Lackman’s conclusion would suggest that charter school growth pose a threat to the financial well-being of another, major player in the school-choice arena: private, religious schools. Private schools, of course, are viewed as an important choice option among many policymakers, mostly political conservatives. Creating and expanding private school voucher programs has become a centerpiece of many Republican governors’ and lawmakers’ agendas over the past few years.
The pressure on Catholic schools from charters will only increase in the future, Lackman predicts. If the number of charter schools in New York state increases to 460 from 180 by 2020, as he projects, Catholic school enrollment will decline by an additional 28,000 students, he says.
“They cannot compete, in my opinion, with the charter school movement,” said Lackman, of Catholic schools.

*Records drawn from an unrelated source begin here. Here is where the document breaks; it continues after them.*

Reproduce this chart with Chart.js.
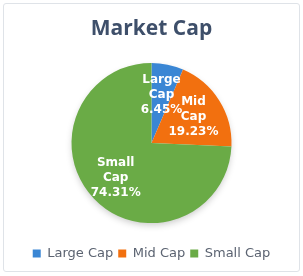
<!DOCTYPE html>
<html>
<head>
<meta charset="utf-8">
<script src="https://cdn.jsdelivr.net/npm/chart.js@4"></script>
<style>
  html, body { margin: 0; padding: 0; background: #fff; }
  body { width: 303px; height: 276px; position: relative; overflow: hidden; }
  .card {
    position: absolute; left: 3px; top: 3px; width: 295px; height: 267px;
    border: 1px solid #dfe3e8; border-radius: 3px; background: #fff;
  }
  .card canvas { position: absolute; left: 0; top: 0; }
</style>
</head>
<body>
<div class="card">
  <canvas id="market-cap" width="295" height="267"></canvas>
</div>
<script>
// Chart data
const categories = ['Large Cap', 'Mid Cap', 'Small Cap'];
const shares = [6.45, 19.23, 74.31];
const sliceColors = ['#3a86d4', '#f2700f', '#6aab46'];
const sliceShades = ['#2c6fb8', '#cf5a08', '#62a040'];

// radial gradient: darker near the centre, base colour at the rim
function sliceFill(context) {
    const i = context.dataIndex;
    const arc = context.element;
    if (!arc || !arc.outerRadius) return sliceColors[i];
    const g = context.chart.ctx.createRadialGradient(arc.x, arc.y, 0, arc.x, arc.y, arc.outerRadius);
    g.addColorStop(0, sliceShades[i]);
    g.addColorStop(1, sliceColors[i]);
    return g;
}

// soft shadow under the pie
const pieShadow = {
    id: 'pieShadow',
    beforeDatasetsDraw(chart) {
        const arc = chart.getDatasetMeta(0).data[0];
        if (!arc) return;
        const ctx = chart.ctx;
        ctx.save();
        ctx.shadowColor = 'rgba(0,0,0,0.22)';
        ctx.shadowBlur = 7;
        ctx.shadowOffsetY = 3;
        ctx.fillStyle = '#fff';
        ctx.beginPath();
        ctx.arc(arc.x, arc.y, arc.outerRadius - 1, 0, Math.PI * 2);
        ctx.fill();
        ctx.restore();
    }
};

// white labels inside each slice
const sliceLabels = {
    id: 'sliceLabels',
    afterDatasetsDraw(chart) {
        const ctx = chart.ctx;
        const meta = chart.getDatasetMeta(0);
        ctx.save();
        ctx.font = 'bold 12px "DejaVu Sans"';
        ctx.fillStyle = '#fff';
        ctx.textAlign = 'center';
        ctx.textBaseline = 'middle';
        meta.data.forEach((arc, i) => {
            const mid = (arc.startAngle + arc.endAngle) / 2;
            const r = arc.outerRadius * 0.62;
            const x = arc.x + Math.cos(mid) * r;
            const y = arc.y + Math.sin(mid) * r;
            const words = categories[i].split(' ');
            const lines = [words[0], words[1], shares[i].toFixed(2) + '%'];
            lines.forEach((t, k) => {
                ctx.fillText(t, x, y + (k - 1) * 15);
            });
        });
        ctx.restore();
    }
};

new Chart(document.getElementById('market-cap'), {
    type: 'pie',
    data: {
        labels: categories,
        datasets: [{
            data: shares,
            backgroundColor: sliceFill,
            borderWidth: 0,
            radius: 80
        }]
    },
    options: {
        responsive: false,
        animation: false,
        layout: { padding: { left: 0, right: 0, top: 0, bottom: 1 } },
        plugins: {
            title: {
                display: true,
                text: 'Market Cap',
                color: '#3e4f6a',
                font: { family: '"Open Sans"', size: 21, weight: 'bold' },
                padding: { top: 12, bottom: 3 }
            },
            legend: {
                position: 'bottom',
                labels: {
                    color: '#5b6371',
                    font: { family: '"DejaVu Sans"', size: 13 },
                    boxWidth: 8,
                    boxHeight: 8,
                    padding: 5,
                    generateLabels(chart) {
                        return categories.map((c, i) => ({
                            text: c,
                            fillStyle: sliceColors[i],
                            strokeStyle: sliceColors[i],
                            lineWidth: 0,
                            fontColor: '#5b6371',
                            index: i
                        }));
                    }
                }
            },
            tooltip: { enabled: false }
        }
    },
    plugins: [pieShadow, sliceLabels]
});
</script>
</body>
</html>
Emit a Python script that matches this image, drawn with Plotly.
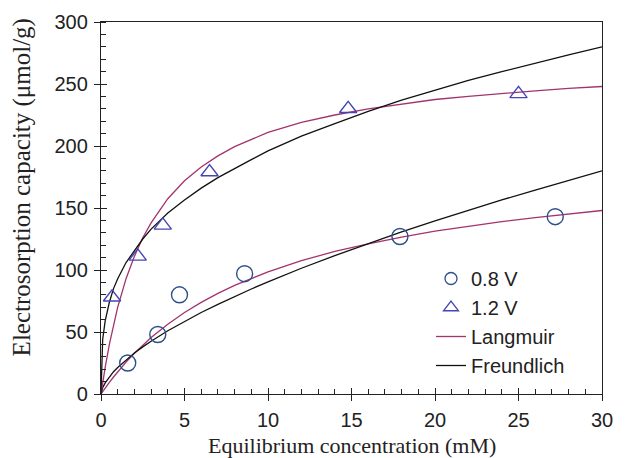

Lackman said he supported charter school growth during his time as a legslative staffer, and he says he still does, though he would like to see states find a way to “level the playing field” for private schools forced to compete with charters. At the time charter schools were created in New York, “the whole debate was about bringing choice to education,” he recalled. “Nobody thought about the impact charter schools would have on private schools, and Catholic schools.”
Diane Ravitch, an education historian who co-authors a blog for Education Week, picked up on Lackman’s research and warns that if Catholic schools simply attempt to copy the charter school model to survive, they will lose their identity, and families will lose an important educational option.
“As a supporter of both public education and Catholic education, I have a solution to the dilemma,” she writes. “Public money for public schools, and private money for Catholic schools. Just think of the billions that have been poured into charter schools for a tiny percentage of the nation’s students (is it 4 percent now?). Imagine if the same money—or even half of it—had been devoted to building a foundation for the future of Catholic education. We would then have a far better public school system, free of the internecine battles over resources between public school parents and charter parents. And Catholic education, which serves its students so faithfully and so well, would be preserved for future generations.”
On Choice Words, a blog of the Thomas B. Fordham Institute, Kathleen Porter-Magee says Lackman overstates the impact that charters are having on Catholic schools. The church’s schools have faced a growing number of financial pressures for years, she writes. Many of them can no longer rely on nuns and priests to teach, for instance, and must hire lay people who bring higher costs.
“To be sure, the emergence of urban charter schools has given poor parents more choices—and, frankly, more affordable choices, since many simply could not afford to continue to pay the even very low tuition that Catholic schools required,” she writes. “But closing charter schools—or preventing the opening of more—will simply not turn the tide in favor of urban Catholic schools. The best, or perhaps the only, way to save Catholic schools is for Catholic leaders—lay and religious alike—to make the commitment we need to keeping these schools alive. And in the meantime, closing or limiting charter options will only further limit the options available to urban parents who desperately crave better choices for their children.”